First and foremost I am a fan of art, all art. Fine art is my favorite. Secondly, this site is only a celebration of art and the art world. Sharing art and artist of all genres and ages is the goal of this website. Nothing is off the table. Fine art just happens to be my favorite. I know some pop artists, street artists and some surrealists, so I have a good appreciation for that genre. Send me some submissions if you want and I will post them here. Leave desciptions, etc.
Historically, the five main fine arts were painting, sculpture, architecture, music and poetry, with performing arts including theater and dance. Today, the fine arts commonly include additional forms, such as film, photography, conceptual art, and printmaking. However, in some institutes of learning or in museums, fine art and frequently the term fine arts (pl.) as well, are associated exclusively with visual art forms.
One definition of fine art is “a visual art considered to have been created primarily for aesthetic and intellectual purposes and judged for its beauty and meaningfulness, specifically, painting, sculpture, drawing, watercolor, graphics, and architecture.” In that sense, there are conceptual differences between the Fine Arts and the Applied Arts. As originally conceived, and as understood for much of the modern era, the perception of aesthetic qualities required a refined judgment usually referred to as having good taste, which differentiated fine art from popular art and entertainment. However in the Postmodern era, the value of good taste is disappearing, to the point that having bad taste has become synonymous with being avant-garde. The term “fine art” is now rarely found in art history, but remains common in the art trade and as a title for university departments and degrees, even if rarely used in teaching.
The word “fine” does not so much denote the quality of the artwork in question, but the purity of the discipline according to traditional Western European canons. This definition originally excluded the applied or decorative arts, and the products of what were regarded as crafts. In contemporary practice these distinctions and restrictions have become essentially meaningless, as the concept or intention of the artist is given primacy, regardless of the means through which this is expressed.
New York Art Scene
The culture of New York City is reflected by New York City‘s size and variety. Many American cultural movements first emerged in the city. The Harlem Renaissance established the African-American renaissance in the United States. American modern dance developed in New York in the early 20th century. The city was the top venue for jazz in the 1940s, expressionism in the 1950s, and the home of hip hop, punk rock, and the Beat Generation.
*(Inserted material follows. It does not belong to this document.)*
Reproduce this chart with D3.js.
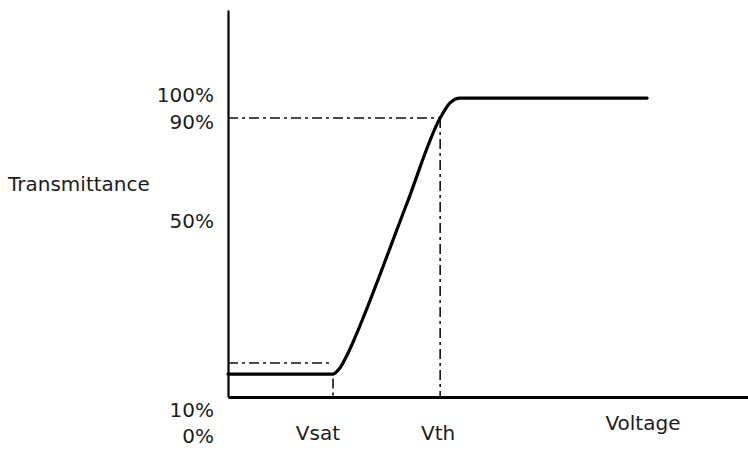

The City of New York is an important center for music, film, theater, dance and visual art. Artists have been drawn into the city by opportunity, as the city government funds the arts with a larger annual budget than the National Endowment for the Arts, and New York is a major center of the global art market which grew up along with national and international media centers
Today New York is a global center for the international art market. The industry is clustered in neighborhoods known for their art galleries, such as Chelsea and DUMBO, where dealers representing both established and up-and-coming artists compete for sales with bigger exhibition spaces, better locations, and stronger connections to museums and collectors. Wall Street money and funds from philanthropists flow steadily into the art market, often prompting artists to move from gallery to gallery in pursuit of riches and fame.
Enriching and countering this mainstream commercial movement is the constant flux of underground movements, such as hip-hop art and graffiti, which engendered such artists as Keith Haring and Jean-Michel Basquiat, and continue to add visual texture and life to the atmosphere of the city.